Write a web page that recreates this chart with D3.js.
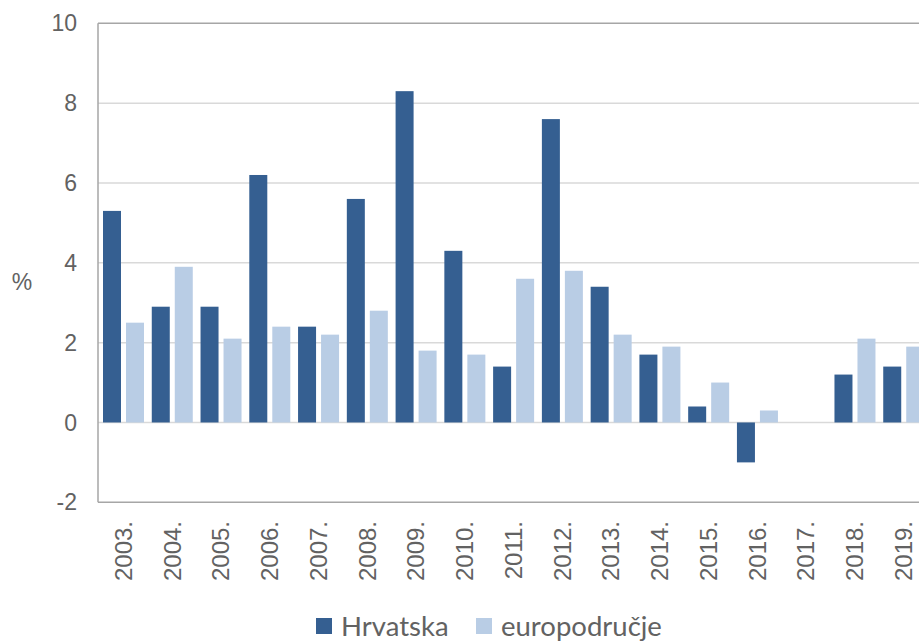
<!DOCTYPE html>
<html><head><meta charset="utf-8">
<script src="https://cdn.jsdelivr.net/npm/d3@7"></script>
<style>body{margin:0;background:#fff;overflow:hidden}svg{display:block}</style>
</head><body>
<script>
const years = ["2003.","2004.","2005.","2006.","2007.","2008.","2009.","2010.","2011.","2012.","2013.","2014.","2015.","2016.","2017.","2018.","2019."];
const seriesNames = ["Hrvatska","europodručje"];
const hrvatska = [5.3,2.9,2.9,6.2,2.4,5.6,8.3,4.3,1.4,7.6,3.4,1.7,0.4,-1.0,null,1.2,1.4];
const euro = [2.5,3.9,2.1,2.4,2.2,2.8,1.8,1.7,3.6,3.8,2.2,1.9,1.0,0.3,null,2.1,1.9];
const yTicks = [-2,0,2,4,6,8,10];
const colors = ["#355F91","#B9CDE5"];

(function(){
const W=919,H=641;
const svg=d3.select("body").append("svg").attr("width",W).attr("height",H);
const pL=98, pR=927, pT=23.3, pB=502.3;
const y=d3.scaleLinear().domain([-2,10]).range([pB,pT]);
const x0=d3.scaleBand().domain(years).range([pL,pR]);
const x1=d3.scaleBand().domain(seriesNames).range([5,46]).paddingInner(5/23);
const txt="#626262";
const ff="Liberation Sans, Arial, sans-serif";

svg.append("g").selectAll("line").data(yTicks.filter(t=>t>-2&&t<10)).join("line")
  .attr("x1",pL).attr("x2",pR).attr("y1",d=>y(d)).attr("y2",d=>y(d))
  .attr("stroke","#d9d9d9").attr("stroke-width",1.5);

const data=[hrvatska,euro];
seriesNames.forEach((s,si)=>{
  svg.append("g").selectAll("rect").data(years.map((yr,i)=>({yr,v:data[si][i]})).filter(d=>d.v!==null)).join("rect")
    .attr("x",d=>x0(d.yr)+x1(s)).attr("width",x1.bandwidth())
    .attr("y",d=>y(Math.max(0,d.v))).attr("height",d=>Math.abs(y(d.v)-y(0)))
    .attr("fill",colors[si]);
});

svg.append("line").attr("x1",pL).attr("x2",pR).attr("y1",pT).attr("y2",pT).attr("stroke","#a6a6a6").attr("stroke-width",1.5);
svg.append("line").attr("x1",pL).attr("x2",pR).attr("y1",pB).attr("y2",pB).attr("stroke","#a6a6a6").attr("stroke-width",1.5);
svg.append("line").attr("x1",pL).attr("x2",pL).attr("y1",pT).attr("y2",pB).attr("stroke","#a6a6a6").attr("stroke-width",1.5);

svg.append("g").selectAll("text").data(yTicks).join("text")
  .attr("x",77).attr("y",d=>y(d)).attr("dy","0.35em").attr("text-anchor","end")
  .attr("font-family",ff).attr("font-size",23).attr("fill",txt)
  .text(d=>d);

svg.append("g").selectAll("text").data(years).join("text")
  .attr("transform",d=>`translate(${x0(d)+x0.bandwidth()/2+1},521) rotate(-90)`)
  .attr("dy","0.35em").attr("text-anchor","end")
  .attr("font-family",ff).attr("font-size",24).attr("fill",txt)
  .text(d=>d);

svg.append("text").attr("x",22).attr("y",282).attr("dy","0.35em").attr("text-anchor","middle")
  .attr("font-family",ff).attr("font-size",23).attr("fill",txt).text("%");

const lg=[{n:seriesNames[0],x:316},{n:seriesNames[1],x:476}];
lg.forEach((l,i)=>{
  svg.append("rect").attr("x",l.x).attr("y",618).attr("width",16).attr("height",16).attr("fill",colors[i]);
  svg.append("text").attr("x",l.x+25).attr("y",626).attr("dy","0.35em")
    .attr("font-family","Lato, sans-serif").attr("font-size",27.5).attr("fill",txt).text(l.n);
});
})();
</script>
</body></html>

+---+

▶ **TASK DIRECTIONS**:
Leave every image out, and retype the material exactly.

▶ **RESULT**:
Write a web page that recreates this chart with D3.js.
<!DOCTYPE html>
<html><head><meta charset="utf-8">
<script src="https://cdn.jsdelivr.net/npm/d3@7"></script>
<style>body{margin:0;background:#fff;overflow:hidden}svg{display:block}</style>
</head><body>
<script>
const years = ["2003.","2004.","2005.","2006.","2007.","2008.","2009.","2010.","2011.","2012.","2013.","2014.","2015.","2016.","2017.","2018.","2019."];
const seriesNames = ["Hrvatska","europodručje"];
const hrvatska = [5.3,2.9,2.9,6.2,2.4,5.6,8.3,4.3,1.4,7.6,3.4,1.7,0.4,-1.0,null,1.2,1.4];
const euro = [2.5,3.9,2.1,2.4,2.2,2.8,1.8,1.7,3.6,3.8,2.2,1.9,1.0,0.3,null,2.1,1.9];
const yTicks = [-2,0,2,4,6,8,10];
const colors = ["#355F91","#B9CDE5"];

(function(){
const W=919,H=641;
const svg=d3.select("body").append("svg").attr("width",W).attr("height",H);
const pL=98, pR=927, pT=23.3, pB=502.3;
const y=d3.scaleLinear().domain([-2,10]).range([pB,pT]);
const x0=d3.scaleBand().domain(years).range([pL,pR]);
const x1=d3.scaleBand().domain(seriesNames).range([5,46]).paddingInner(5/23);
const txt="#626262";
const ff="Liberation Sans, Arial, sans-serif";

svg.append("g").selectAll("line").data(yTicks.filter(t=>t>-2&&t<10)).join("line")
  .attr("x1",pL).attr("x2",pR).attr("y1",d=>y(d)).attr("y2",d=>y(d))
  .attr("stroke","#d9d9d9").attr("stroke-width",1.5);

const data=[hrvatska,euro];
seriesNames.forEach((s,si)=>{
  svg.append("g").selectAll("rect").data(years.map((yr,i)=>({yr,v:data[si][i]})).filter(d=>d.v!==null)).join("rect")
    .attr("x",d=>x0(d.yr)+x1(s)).attr("width",x1.bandwidth())
    .attr("y",d=>y(Math.max(0,d.v))).attr("height",d=>Math.abs(y(d.v)-y(0)))
    .attr("fill",colors[si]);
});

svg.append("line").attr("x1",pL).attr("x2",pR).attr("y1",pT).attr("y2",pT).attr("stroke","#a6a6a6").attr("stroke-width",1.5);
svg.append("line").attr("x1",pL).attr("x2",pR).attr("y1",pB).attr("y2",pB).attr("stroke","#a6a6a6").attr("stroke-width",1.5);
svg.append("line").attr("x1",pL).attr("x2",pL).attr("y1",pT).attr("y2",pB).attr("stroke","#a6a6a6").attr("stroke-width",1.5);

svg.append("g").selectAll("text").data(yTicks).join("text")
  .attr("x",77).attr("y",d=>y(d)).attr("dy","0.35em").attr("text-anchor","end")
  .attr("font-family",ff).attr("font-size",23).attr("fill",txt)
  .text(d=>d);

svg.append("g").selectAll("text").data(years).join("text")
  .attr("transform",d=>`translate(${x0(d)+x0.bandwidth()/2+1},521) rotate(-90)`)
  .attr("dy","0.35em").attr("text-anchor","end")
  .attr("font-family",ff).attr("font-size",24).attr("fill",txt)
  .text(d=>d);

svg.append("text").attr("x",22).attr("y",282).attr("dy","0.35em").attr("text-anchor","middle")
  .attr("font-family",ff).attr("font-size",23).attr("fill",txt).text("%");

const lg=[{n:seriesNames[0],x:316},{n:seriesNames[1],x:476}];
lg.forEach((l,i)=>{
  svg.append("rect").attr("x",l.x).attr("y",618).attr("width",16).attr("height",16).attr("fill",colors[i]);
  svg.append("text").attr("x",l.x+25).attr("y",626).attr("dy","0.35em")
    .attr("font-family","Lato, sans-serif").attr("font-size",27.5).attr("fill",txt).text(l.n);
});
})();
</script>
</body></html>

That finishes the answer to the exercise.